DINOSAURS IN THE LAKE: LAS SEREAS 7 AND LA PEDRAJA

These 2 places are part of a megasite that extends along 5 km from Quintanilla de las Viñas to Mambrillas de Lara.  More than a thousand imprints spread across 14 rocky outcrops are conserved in this site.  Its age is of 144 million years, in the transition from the Jurassic to the Cretaceous: the most ancient dinosaur remains of the province of Burgos.
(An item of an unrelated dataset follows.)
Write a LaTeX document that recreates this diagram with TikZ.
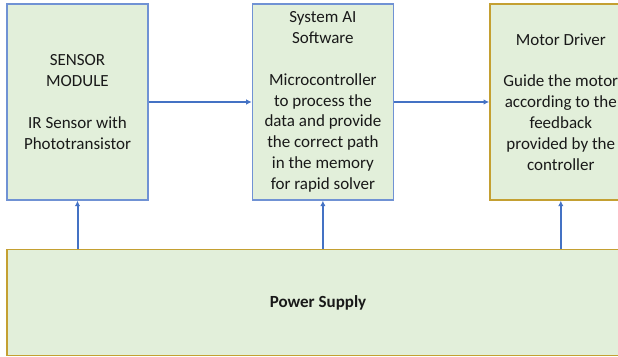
\documentclass[tikz,border=0pt]{standalone}
\usepackage{fontspec}
\setmainfont{Carlito}
\usepackage{xcolor}
\usepackage{tikz}
\usetikzlibrary{arrows.meta, positioning}
\definecolor{hwfill}{RGB}{226,239,218}
\definecolor{hwblue}{RGB}{112,146,212}
\definecolor{hwarrow}{RGB}{68,114,196}
\definecolor{hwgold}{RGB}{196,160,50}
\definecolor{hwtext}{RGB}{25,25,25}
\tikzset{
  unit/.style={
    rectangle, draw=hwblue, line width=1.4pt, fill=hwfill,
    minimum width=141pt, minimum height=196pt, inner sep=0pt,
    align=center, text=hwtext, font=\fontsize{17}{20.8}\selectfont
  },
  goldunit/.style={unit, draw=hwgold},
  powerflow/.style={-{Latex[length=5.5pt,width=5.5pt]}, line width=2pt, draw=hwarrow}
}

\begin{document}
\begin{tikzpicture}[x=1pt, y=1pt]
\useasboundingbox (0,0) rectangle (618,356);

\node[unit] (sensor) at (77.5,254) {SENSOR\\MODULE\\[20.8pt]IR Sensor with\\Phototransistor};
\node[unit, right=103pt of sensor] (soft) {System AI\\Software\\[20.8pt]Microcontroller\\to process the\\data and provide\\the correct path\\in the memory\\for rapid solver};
\node[goldunit, right=95pt of soft, minimum width=142pt] (motor) {Motor Driver\\[20.8pt]Guide the motor\\according to the\\feedback\\provided by the\\controller};
\node[goldunit, below=48pt of sensor.south west, anchor=north west, minimum width=622pt, minimum height=106pt] (power) {\textbf{Power Supply}};

\draw[powerflow] (sensor) -- (soft);
\draw[powerflow] (soft) -- (motor);
\draw[powerflow] (sensor.south |- power.north) -- (sensor.south);
\draw[powerflow] (soft.south |- power.north) -- (soft.south);
\draw[powerflow] (motor.south |- power.north) -- (motor.south);

\end{tikzpicture}
\end{document}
Las Sereas 7 conserves 60 well-defined ichnites of sauropods (large vegetarian quadrupeds) and theropods (meat-eating dinosaurs).  Here we must highlight 2 sauropod trackways having four “foot” digit impressions directed forward.  This feature is unique within the planet’s known sauropod tracks. 123 ichnites of different types of dinosaurs have been listed in La Pedraja in a fairly small area.  There are tracks of sauropods (the biggest and most abundant ones), theropods and maybe ornithopods (plant or vegetable eating dinosaurs).  The statue placed in the site represents a sauropod dinosaur. 

THE TROPICAL LAKE

Dinosaurs moved themselves along the muddy shores of a shallow and vast lake in subtropical weather.  Algae grew in the shoreline where snails and other invertebrates lived.  Dinosaurs probably came here to eat and drink or maybe they just strode by leaving the tracks of their footsteps imprinted.

144 years ago the seas and continents had a very different layout from that of today.  The Iberian Peninsula wasn’t more than an island.  A young Atlantic ocean grew to the West, and to the East was the Tetis sea, of which today the Mediterranean is its heir.